How Habitual Travelers Can Offset Their Impact


Earth911’s “Ask The Editor” series tackles your toughest environmental and recycling dilemmas.

Q: The impact of types of travel, especially planes and boats, seems to be a little understood area, and how can we reduce our imprint if we are paying passengers? – @Tammi Truaxthe

A: Some of the staffers here at Earth911 have to travel a lot, whether they’re covering major green events or promoting our super-cool recycling database.

Photo: Flickr/joiseyshowaa

A round-trip flight from Los Angeles to New York City represents 1,780 pounds of CO2 emissions, you can imagine the carbon footprint. Photo: Flickr/joiseyshowaa

Our leisure travel by car alone accounts for more than 9 billion gallons of fuel and 90 millions tons of carbon dioxide (CO2) each year. Air travel tacks on another 140+ million tons of CO2.

While we know reducing your impact starts by reducing your emissions, sometimes planes, trains and automobiles are just unavoidable.

When we travel, we like to keep in mind the daily eco-habits we already practice, such as recycling and energy-saving tips.

But we’ve also found that, when purchasing your plane ticket, forking over the extra couple of bucks to offset your emissions can go a long way. Several airlines will offer this option and apply your dollars to investing in renewable energy or other green efforts.

But reducing your impact doesn’t stop at carbon emissions. Think about how much waste you go through on an average flight – food wrappers, soda and beer cans, disposable headphones, newspapers and magazines.
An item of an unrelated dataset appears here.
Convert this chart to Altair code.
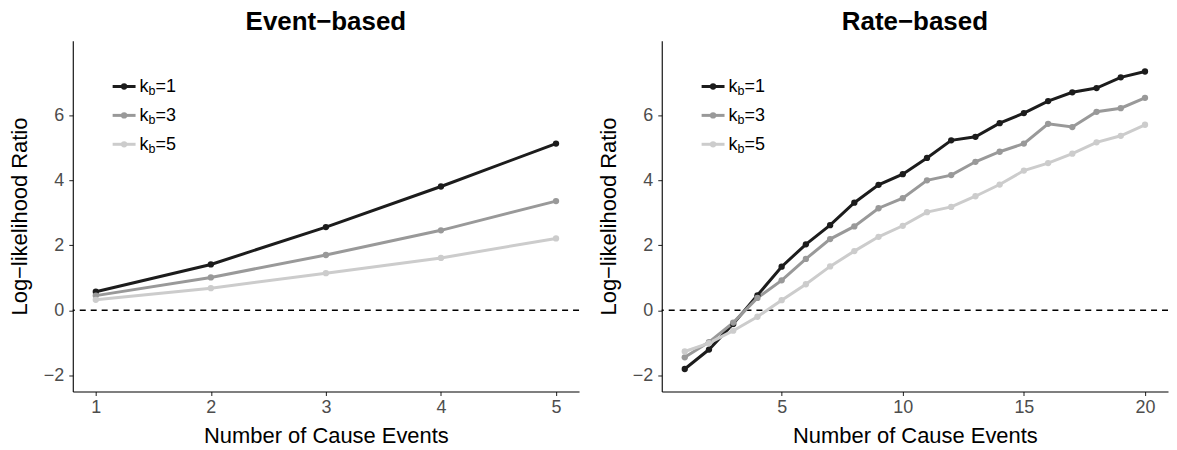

Other than the headphones and wrappers, it can all be recycled, and chances are your airport has recycling bins. You can also bring your own headphones and packed lunch, or tuck your newspaper into the seat in front of you for the next passenger to read.

And don’t forget about ground transportation once you reach your destination. Light rails, buses, subways and the like are easy ways to avoid crowded parking lots and cut down your footprint. In fact, a 10 percent increase in transit ridership nationwide would save 135 million gallons of gasoline a year.